> **WHAT THE EXERCISE ASKS**:
Every line from the one holding "Clone this chart in Altair." through the one holding "scale=alt.Scale(paddingInner=0, paddingOuter=0.766))" should be returned exactly, both included; the pictures should not.

> **DATASET CONTENT**:
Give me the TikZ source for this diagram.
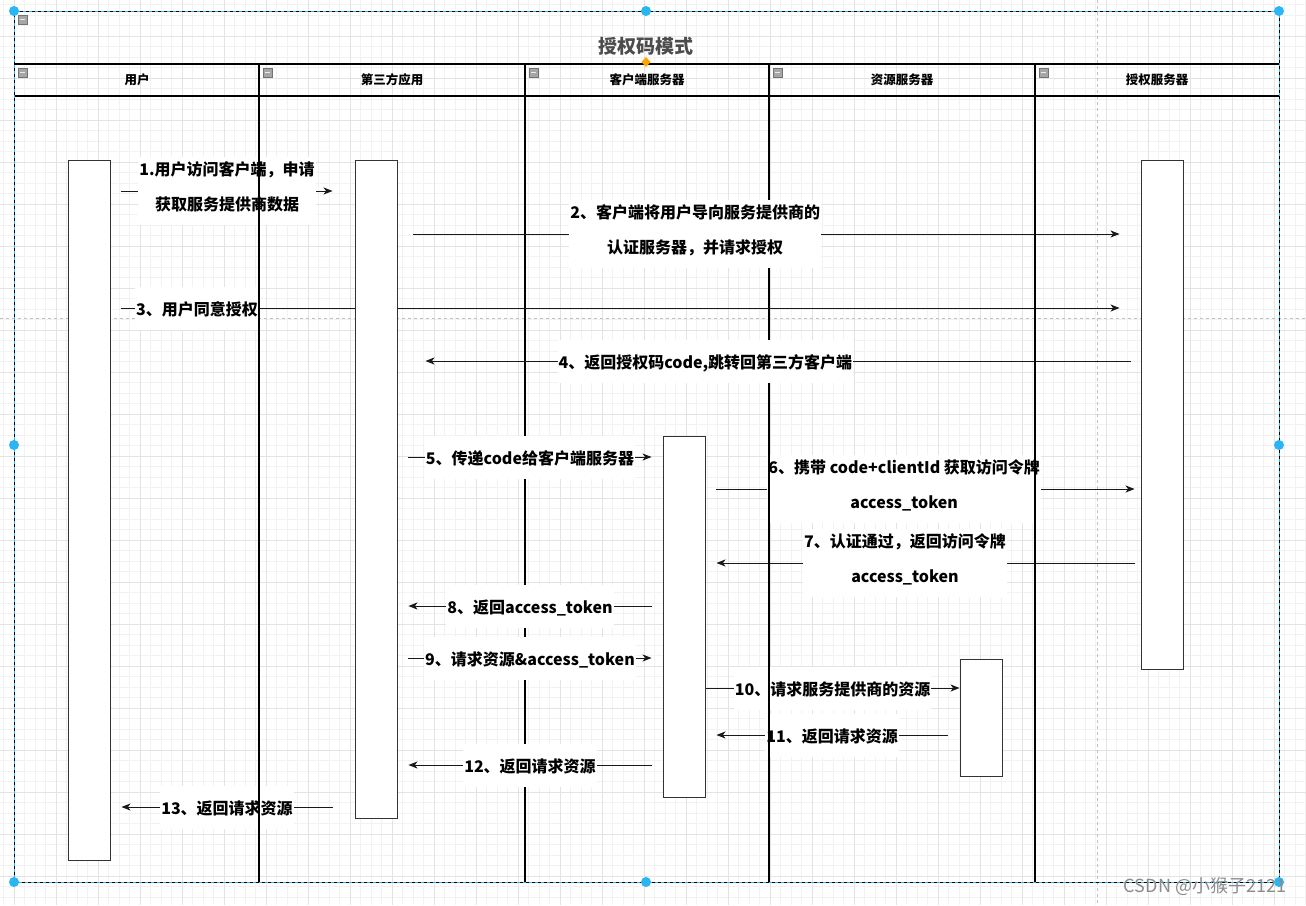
==
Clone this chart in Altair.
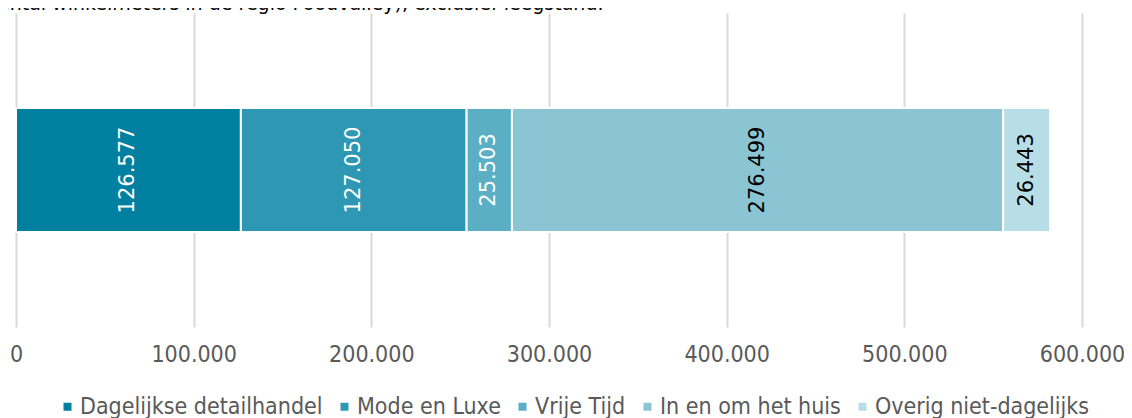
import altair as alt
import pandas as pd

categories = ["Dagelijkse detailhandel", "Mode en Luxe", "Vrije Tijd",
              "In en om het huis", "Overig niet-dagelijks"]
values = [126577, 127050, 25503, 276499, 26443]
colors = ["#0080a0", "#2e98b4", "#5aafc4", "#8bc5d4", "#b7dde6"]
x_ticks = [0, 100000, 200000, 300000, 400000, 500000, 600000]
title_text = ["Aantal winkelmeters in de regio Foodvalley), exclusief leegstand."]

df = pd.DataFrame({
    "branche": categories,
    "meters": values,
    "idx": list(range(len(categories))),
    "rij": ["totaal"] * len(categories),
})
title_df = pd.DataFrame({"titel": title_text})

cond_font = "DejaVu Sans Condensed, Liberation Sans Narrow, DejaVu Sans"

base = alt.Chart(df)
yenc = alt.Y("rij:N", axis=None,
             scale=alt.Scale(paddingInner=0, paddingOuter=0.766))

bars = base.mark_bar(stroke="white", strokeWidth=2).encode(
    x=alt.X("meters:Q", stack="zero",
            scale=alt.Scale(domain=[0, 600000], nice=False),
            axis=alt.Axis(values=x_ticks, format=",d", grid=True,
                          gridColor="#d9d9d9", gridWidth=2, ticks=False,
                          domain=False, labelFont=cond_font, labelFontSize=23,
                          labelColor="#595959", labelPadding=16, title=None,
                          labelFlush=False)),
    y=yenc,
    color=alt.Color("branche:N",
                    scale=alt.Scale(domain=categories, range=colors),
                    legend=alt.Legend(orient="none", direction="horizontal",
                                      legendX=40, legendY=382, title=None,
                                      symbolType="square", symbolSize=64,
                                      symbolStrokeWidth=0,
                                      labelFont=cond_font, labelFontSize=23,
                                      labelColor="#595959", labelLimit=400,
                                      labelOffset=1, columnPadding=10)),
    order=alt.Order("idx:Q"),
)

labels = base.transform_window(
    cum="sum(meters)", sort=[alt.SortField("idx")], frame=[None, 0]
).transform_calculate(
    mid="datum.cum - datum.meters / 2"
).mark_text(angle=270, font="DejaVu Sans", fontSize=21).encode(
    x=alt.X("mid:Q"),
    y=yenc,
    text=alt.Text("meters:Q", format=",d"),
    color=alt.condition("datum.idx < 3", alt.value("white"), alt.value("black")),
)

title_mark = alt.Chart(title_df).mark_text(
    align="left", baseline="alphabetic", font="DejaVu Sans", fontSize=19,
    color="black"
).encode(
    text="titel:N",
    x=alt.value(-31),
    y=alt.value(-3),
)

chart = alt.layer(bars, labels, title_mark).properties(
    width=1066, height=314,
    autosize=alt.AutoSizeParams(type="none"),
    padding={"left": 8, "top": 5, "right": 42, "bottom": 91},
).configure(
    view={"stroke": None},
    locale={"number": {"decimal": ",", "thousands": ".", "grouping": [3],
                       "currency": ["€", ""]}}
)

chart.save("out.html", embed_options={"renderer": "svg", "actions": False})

> **RIGHT ANSWER**:
Clone this chart in Altair.
import altair as alt
import pandas as pd

categories = ["Dagelijkse detailhandel", "Mode en Luxe", "Vrije Tijd",
              "In en om het huis", "Overig niet-dagelijks"]
values = [126577, 127050, 25503, 276499, 26443]
colors = ["#0080a0", "#2e98b4", "#5aafc4", "#8bc5d4", "#b7dde6"]
x_ticks = [0, 100000, 200000, 300000, 400000, 500000, 600000]
title_text = ["Aantal winkelmeters in de regio Foodvalley), exclusief leegstand."]

df = pd.DataFrame({
    "branche": categories,
    "meters": values,
    "idx": list(range(len(categories))),
    "rij": ["totaal"] * len(categories),
})
title_df = pd.DataFrame({"titel": title_text})

cond_font = "DejaVu Sans Condensed, Liberation Sans Narrow, DejaVu Sans"

base = alt.Chart(df)
yenc = alt.Y("rij:N", axis=None,
             scale=alt.Scale(paddingInner=0, paddingOuter=0.766))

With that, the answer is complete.